Segundo ele, os incêndios mais fortes, ou cujo material
usado na estrutura fica exposto ao fogo por um tempo considerável, podem
comprometer por completo um edifício. No Brasil, essas estruturas normalmente
são feitas de concreto.
Para analisar em que estado estão, costumam ser tomados dois
caminhos: a coleta de amostra de um pilar, por exemplo, para análise em
laboratório – a conclusão pode levar dias – ou mesmo a análise visual da
estrutura, que é uma medida mais emergencial.
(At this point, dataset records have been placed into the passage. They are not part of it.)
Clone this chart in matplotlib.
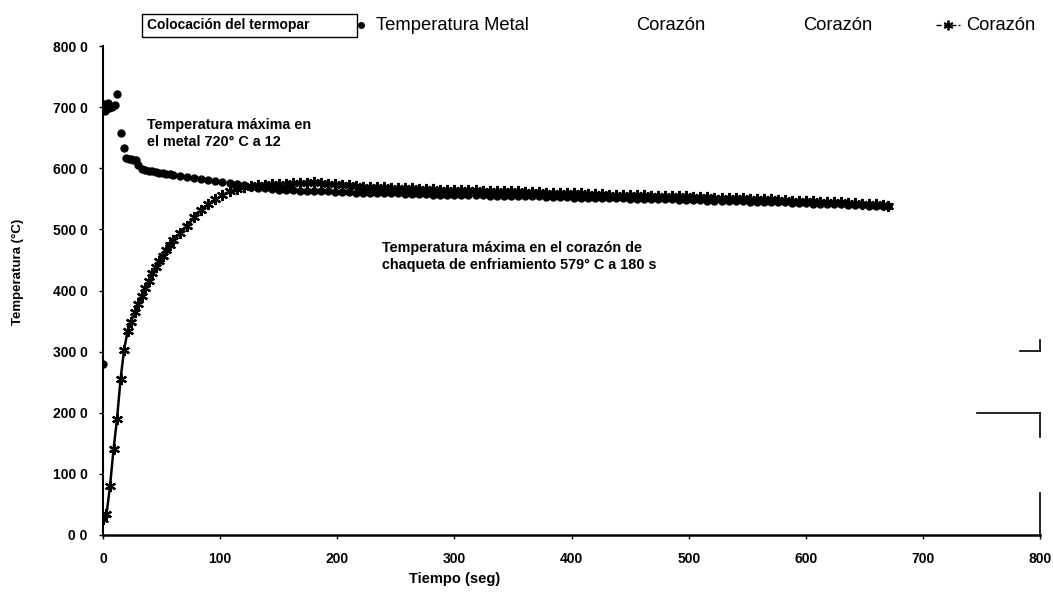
import matplotlib
matplotlib.use("Agg")
import matplotlib.pyplot as plt
from matplotlib.lines import Line2D
from matplotlib.patches import Rectangle

plt.rcParams['font.family'] = ['Liberation Sans', 'DejaVu Sans']

# temperatura en el corazon (marcador estrella)
core_time = list(range(0, 61, 3)) + list(range(66, 667, 6)) + [670]
core_temp = [26, 34, 80, 140, 190, 255, 303, 333, 348, 365,
             378, 391, 404, 416, 428, 438, 448, 457, 466, 474, 482,
             494, 506, 520, 532, 541, 549, 556, 562, 566, 569,
             571, 572, 573, 574, 575, 575, 576, 576, 576, 577,
             576, 575, 574, 573, 572, 571, 570, 570, 569, 569,
             568, 568, 567, 567, 566, 566, 566, 565, 565, 565,
             564, 564, 564, 563, 563, 563, 562, 562, 562, 561,
             561, 561, 560, 560, 560, 559, 559, 559, 558, 558,
             558, 557, 557, 557, 556, 556, 556, 555, 555, 555,
             554, 554, 554, 553, 553, 553, 552, 552, 551, 551,
             551, 550, 550, 549, 549, 548, 548, 547, 547, 546,
             546, 545, 545, 544, 544, 543, 543, 542, 542, 541,
             540, 539]

# temperatura del metal (puntos)
metal_time = [0, 1, 2, 3, 4, 5, 6, 8, 10, 12,
              15, 18, 20, 22, 24, 26, 28, 30, 33, 36,
              39, 42, 45, 48, 51, 54, 57, 60] + list(range(66, 667, 6)) + [670]
metal_temp = [280, 705, 693, 700, 706, 698, 702, 700, 704, 722,
              657, 633, 616, 615, 615, 614, 613, 606, 599, 597,
              596, 595, 594, 593, 592, 591, 590, 589,
              588, 586, 584, 582, 580, 579, 577, 576, 574, 572,
              570, 568, 567, 566, 565, 564, 564, 563, 563, 562,
              562, 562, 561, 561, 561, 560, 560, 560, 559, 559,
              559, 559, 558, 558, 558, 558, 557, 557, 557, 557,
              556, 556, 556, 556, 555, 555, 555, 555, 554, 554,
              554, 554, 553, 553, 553, 553, 552, 552, 552, 552,
              551, 551, 551, 551, 550, 550, 550, 550, 549, 549,
              549, 548, 548, 548, 548, 547, 547, 547, 546, 546,
              546, 545, 545, 545, 544, 544, 544, 543, 543, 543,
              542, 542, 542, 541, 541, 540, 540, 540, 539, 539,
              538, 538]

x_ticks = [0, 100, 200, 300, 400, 500, 600, 700, 800]
y_ticks = [0, 100, 200, 300, 400, 500, 600, 700, 800]
y_tick_labels = ["0 0", "100 0", "200 0", "300 0", "400 0", "500 0", "600 0", "700 0", "800 0"]

fig = plt.figure(figsize=(10.53, 5.97), dpi=100)
ax = fig.add_axes([0.0978, 0.1039, 0.890, 0.819])

star = (6, 2, 0)
ax.plot(core_time, core_temp, color="black", linewidth=1.8,
        marker=star, markersize=8, markeredgewidth=1.6, zorder=3)
ax.plot(metal_time, metal_temp, color="black", linestyle="none",
        marker="o", markersize=5, zorder=4)

ax.set_xlim(0, 800)
ax.set_ylim(0, 800)
ax.set_xticks(x_ticks)
ax.set_yticks(y_ticks)
ax.set_yticklabels(y_tick_labels)
for lab in ax.get_xticklabels() + ax.get_yticklabels():
    lab.set_fontweight("bold")
    lab.set_fontsize(10)
ax.tick_params(axis="both", direction="out", length=3, width=1)
ax.tick_params(axis="y", pad=8)
ax.tick_params(axis="x", pad=9)
ax.spines["top"].set_visible(False)
ax.spines["right"].set_visible(False)
ax.spines["left"].set_linewidth(1.5)
ax.spines["bottom"].set_linewidth(1.8)

# restos del marco derecho (escaneo)
for xs, ys in [([0.979, 1.0], [0.376, 0.376]), ([1.0, 1.0], [0.376, 0.398]),
               ([0.933, 1.0], [0.249, 0.249]), ([1.0, 1.0], [0.249, 0.200]),
               ([1.0, 1.0], [0.0, 0.086])]:
    ax.plot(xs, ys, color="black", linewidth=1.2, transform=ax.transAxes, clip_on=False)

ax.text(38, 683, "Temperatura máxima en\nel metal 720° C a 12",
        fontsize=10.4, fontweight="bold", va="top", ha="left", linespacing=1.3)
ax.text(238, 481, "Temperatura máxima en el corazón de\nchaqueta de enfriamiento 579° C a 180 s",
        fontsize=10.4, fontweight="bold", va="top", ha="left", linespacing=1.3)

fig.text(0.017, 0.544, "Temperatura (°C)", rotation=90, fontsize=9.5,
         fontweight="bold", ha="center", va="center")
fig.text(455 / 1053, 0.03, "Tiempo (seg)", fontsize=10.5,
         fontweight="bold", ha="center", va="center")

# leyenda superior
ly = 1 - 25 / 597
fig.add_artist(Rectangle((142 / 1053, 1 - 37 / 597), 215 / 1053, 23 / 597,
                         transform=fig.transFigure, fill=False, edgecolor="black", linewidth=1.0))
fig.text(147 / 1053, ly, "Colocación del termopar", fontsize=10, fontweight="bold",
         ha="left", va="center")
fig.add_artist(Line2D([361 / 1053], [ly], marker="o", markersize=4, color="black",
                      transform=fig.transFigure))
fig.text(376 / 1053, ly, "Temperatura Metal", fontsize=13.2, ha="left", va="center")
fig.text(636 / 1053, ly, "Corazón", fontsize=13.2, ha="left", va="center")
fig.text(803 / 1053, ly, "Corazón", fontsize=13.2, ha="left", va="center")
fig.add_artist(Line2D([936 / 1053, 948 / 1053, 960 / 1053], [ly, ly, ly], marker=star,
                      markevery=[1], markersize=7, markeredgewidth=1.3, linewidth=1.0,
                      linestyle="--", color="black", transform=fig.transFigure))
fig.text(966 / 1053, ly, "Corazón", fontsize=13.2, ha="left", va="center")

fig.savefig("out.png", dpi=100)
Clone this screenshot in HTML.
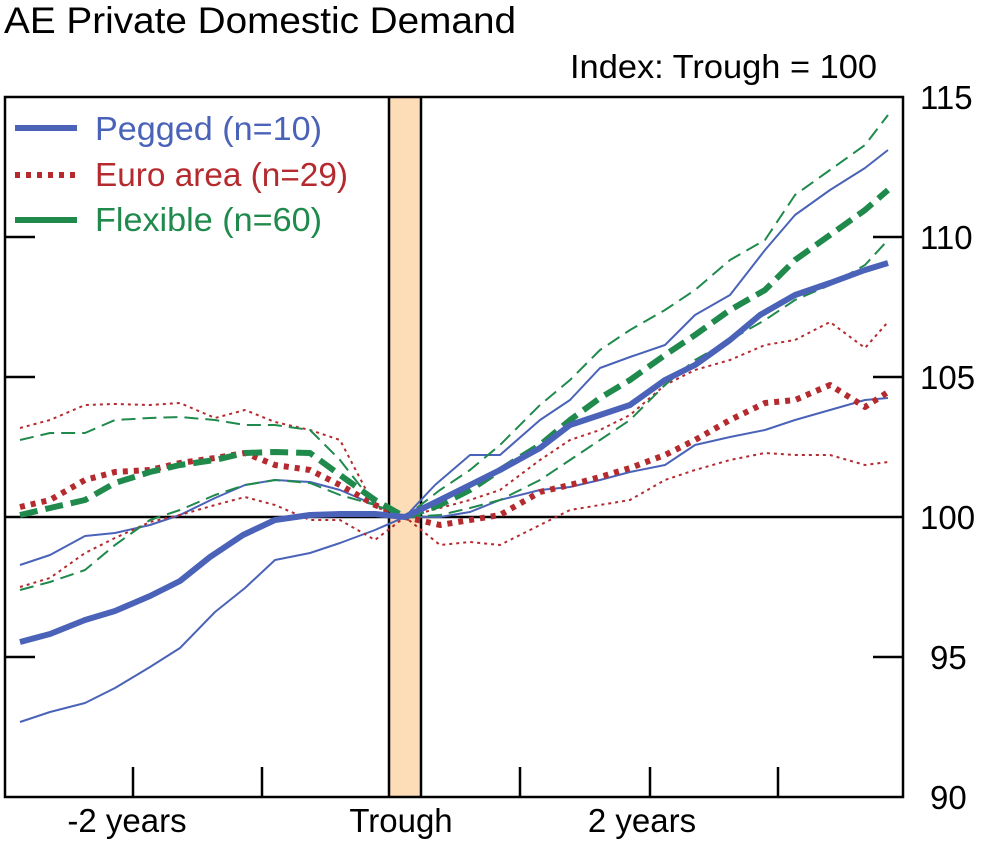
<!DOCTYPE html>
<html><head><style>
body{margin:0;background:#fff;}
svg text{font-family:"Liberation Sans",sans-serif;}
</style></head><body>
<svg width="988" height="841" viewBox="0 0 988 841" xmlns="http://www.w3.org/2000/svg">
<rect x="389" y="97" width="32" height="700" fill="#fddcb8"/>
<text x="4" y="33" font-size="37" fill="#000" textLength="512" lengthAdjust="spacingAndGlyphs">AE Private Domestic Demand</text>
<text x="877" y="78" font-size="33" text-anchor="end" fill="#000" textLength="307" lengthAdjust="spacingAndGlyphs">Index: Trough = 100</text>
<g stroke="#000" stroke-width="2.5" fill="none">
<rect x="5" y="97" width="898" height="700"/>
<line x1="5" y1="517" x2="903" y2="517"/>
<line x1="389" y1="97" x2="389" y2="797"/>
<line x1="421" y1="97" x2="421" y2="797"/>
<line x1="903" y1="237" x2="873" y2="237"/><line x1="903" y1="377" x2="873" y2="377"/><line x1="903" y1="657" x2="873" y2="657"/>
<line x1="5" y1="237" x2="35" y2="237"/><line x1="5" y1="377" x2="35" y2="377"/><line x1="5" y1="657" x2="35" y2="657"/>
<line x1="133" y1="797" x2="133" y2="767"/><line x1="262" y1="797" x2="262" y2="767"/><line x1="520" y1="797" x2="520" y2="767"/><line x1="650" y1="797" x2="650" y2="767"/><line x1="778" y1="797" x2="778" y2="767"/>
</g>
<g font-size="33" fill="#000">
<text x="920" y="109">115</text><text x="920" y="249">110</text><text x="920" y="389">105</text><text x="920" y="529">100</text><text x="930" y="669">95</text><text x="930" y="809">90</text>
<text x="127" y="832" text-anchor="middle">-2 years</text>
<text x="401" y="832" text-anchor="middle">Trough</text>
<text x="642" y="832" text-anchor="middle">2 years</text>
</g>
<g fill="none" stroke-linejoin="round">
<polyline stroke="#4a63b8" stroke-width="2" points="20,565 50,555 85,536 115,533 150,525 180,515 215,498 245,485 275,480 310,482 340,490 375,505 405,517 435,485 470,455 500,455 540,420 570,400 600,368 630,357 665,345 695,315 730,295 765,250 795,215 830,190 865,168 888,150"/>
<polyline stroke="#4a63b8" stroke-width="2" points="20,722 50,712 85,703 115,688 150,667 180,648 215,612 245,588 275,560 310,553 340,543 375,530 405,517 440,517 470,512 500,500 540,490 570,487 600,480 630,472 665,465 695,445 730,437 765,430 795,420 830,410 865,400 888,398"/>
<polyline stroke="#b52a2e" stroke-width="2" stroke-dasharray="3,4" points="20,428 50,420 85,405 115,404 150,405 180,403 215,418 245,410 275,422 310,430 340,440 375,507 405,517 440,508 470,500 500,490 540,460 570,440 600,430 630,415 665,385 695,370 730,360 765,345 795,340 830,322 865,348 888,322"/>
<polyline stroke="#b52a2e" stroke-width="2" stroke-dasharray="3,4" points="20,587 50,578 85,553 115,538 150,522 180,515 215,505 245,497 275,505 310,520 340,520 375,540 405,517 440,545 470,542 500,545 540,525 570,510 600,505 630,500 665,480 695,470 730,460 765,453 795,455 830,455 865,465 888,462"/>
<polyline stroke="#1f8a4c" stroke-width="2" stroke-dasharray="14,7" points="20,440 50,433 85,433 115,420 150,418 180,417 215,420 245,425 275,425 310,430 340,460 375,505 405,517 440,490 470,470 500,445 540,405 570,380 600,350 630,330 665,310 695,290 730,260 765,240 795,195 830,170 865,145 888,115"/>
<polyline stroke="#1f8a4c" stroke-width="2" stroke-dasharray="14,7" points="20,590 50,582 85,570 115,545 150,520 180,510 215,495 245,485 275,480 310,483 340,495 375,505 405,517 440,515 470,508 500,500 540,480 570,460 600,440 630,420 665,385 695,360 730,340 765,320 795,300 830,285 865,265 888,240"/>
<polyline stroke="#b52a2e" stroke-width="6" stroke-dasharray="5,6" points="20,507 50,500 85,480 115,472 150,470 180,463 215,458 245,453 275,465 310,470 340,485 375,505 405,517 440,525 470,520 500,515 540,492 570,485 600,477 630,468 665,455 695,440 730,420 765,403 795,400 830,385 865,407 888,392"/>
<polyline stroke="#1f8a4c" stroke-width="6" stroke-dasharray="18,8" points="20,515 50,508 85,500 115,483 150,472 180,465 215,460 245,453 275,452 310,453 340,475 375,500 405,517 440,505 470,490 500,470 540,445 570,420 600,398 630,380 665,355 695,335 730,310 765,290 795,260 830,235 865,210 888,190"/>
<polyline stroke="#4a63b8" stroke-width="6" points="20,642 50,634 85,620 115,611 150,596 180,581 210,557 243,535 275,520 310,515 340,514 375,514 405,517 440,500 470,485 500,470 540,448 570,425 600,415 630,405 665,380 695,365 730,340 760,315 795,295 830,283 865,270 888,263"/>
<line x1="15" y1="128" x2="77" y2="128" stroke="#4a63b8" stroke-width="6"/>
<line x1="15" y1="175" x2="77" y2="175" stroke="#b52a2e" stroke-width="6" stroke-dasharray="5,6"/>
<line x1="15" y1="220" x2="77" y2="220" stroke="#1f8a4c" stroke-width="6"/>
</g>
<g font-size="33">
<text x="95" y="140" fill="#4a63b8" textLength="227" lengthAdjust="spacingAndGlyphs">Pegged (n=10)</text>
<text x="95" y="186" fill="#b52a2e" textLength="253" lengthAdjust="spacingAndGlyphs">Euro area (n=29)</text>
<text x="95" y="231" fill="#1f8a4c" textLength="227" lengthAdjust="spacingAndGlyphs">Flexible (n=60)</text>
</g>
</svg>
</body></html>
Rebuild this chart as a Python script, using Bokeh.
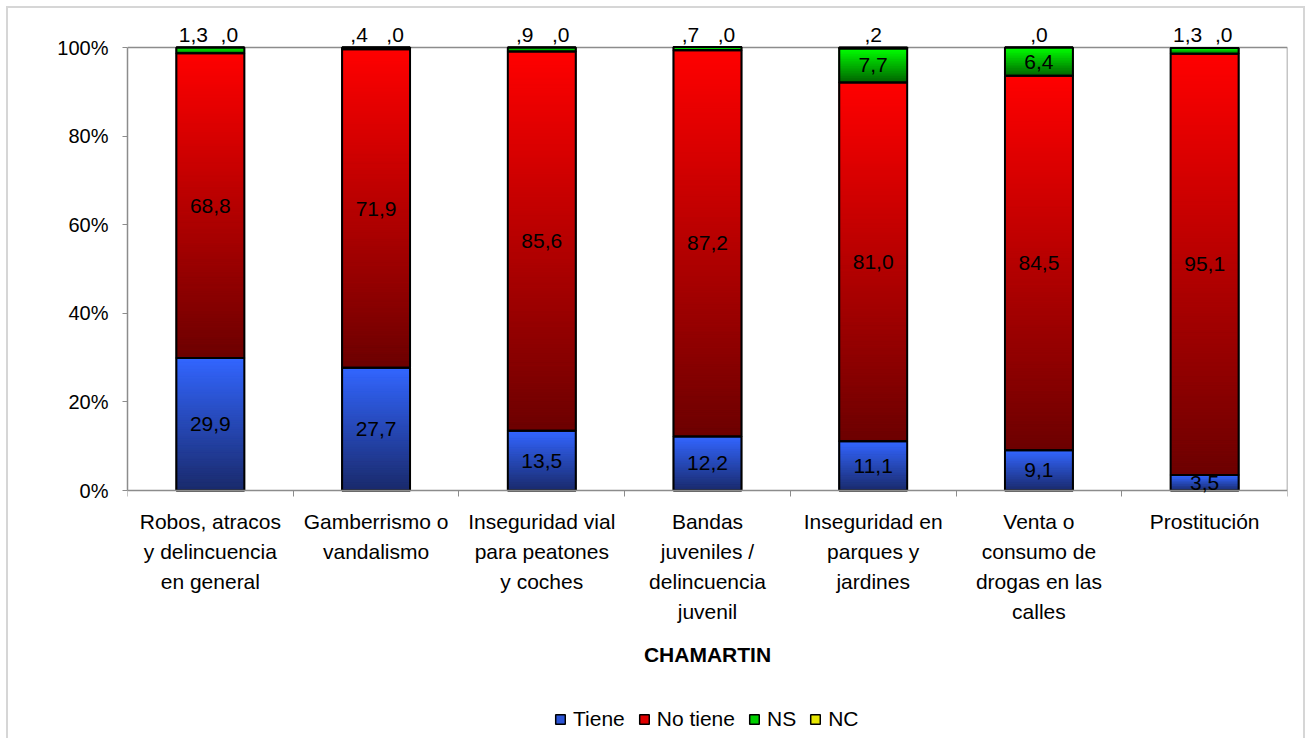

Este segundo caminho, aponta o
professor, parece ter sido tomado para inspecionar o edifício nas proximidades
da Rua 25 de Março.
“Pode ocorrer, o que é uma hipótese, de um concreto ser
delaminado, descascado pelo fogo a tal ponto de as armaduras que estão dentro
do concreto aparecerem. Aí é praticamente certo que precisa tomar uma atitude
como a demolição”, explica Pignatta. “Me parece que eles (Prefeitura) não
fizeram nenhum tipo de coleta por enquanto, mas visualmente ficaram com receio
da estrutura não suportar mais o fogo e cair. É um problema de visualização e
receio”, completa.
Uma vez que a decisão foi tomada, a Prefeitura afirmou que a
demolição agora depende de uma análise judicial, uma vez que se trata de um
imóvel privado. Os prazos ainda não estão definidos. “Pedimos agilidade na
liberação da documentação, como os laudos da Defesa Civil, e vamos entrar na
Justiça. A responsabilidade é do proprietário, mas depende de uma resolução
judicial. Estamos tentando obter essa liberação o quanto antes”, disse o
prefeito Ricardo Nunes (MDB) nesta quarta.
Professor de Direito Administrativo da Pontifícia
Universidade Católica de São Paulo (PUC-SP), Márcio Cammarosano explica que, em
geral, a demolição de prédios privados não depende necessariamente de decisão
judicial, embora ela seja um caminho possível. "Os proprietários podem
concordar com a necessidade da demolição. E se, tecnicamente for imprescindível
para evitar catástrofe iminente, mesmo decisões judiciais são rápidas.”
O professor reforça ainda que há uma terceira alternativa.
“No caso de perigo iminente de catástrofe, sequer há necessidade de propositura
judicial. Basta levantamento técnico insuspeito, da Prefeitura, do Corpo de
Bombeiros e/ou de outras entidades de capacidade reconhecida”, diz Cammarosano.
Um campo um tanto mais nebuloso, explica, diz respeito a possíveis
ressarcimentos dos envolvidos, o que dependeria de análises de seguros, se há
culpa dos proprietários do imóvel, entre outros aspectos.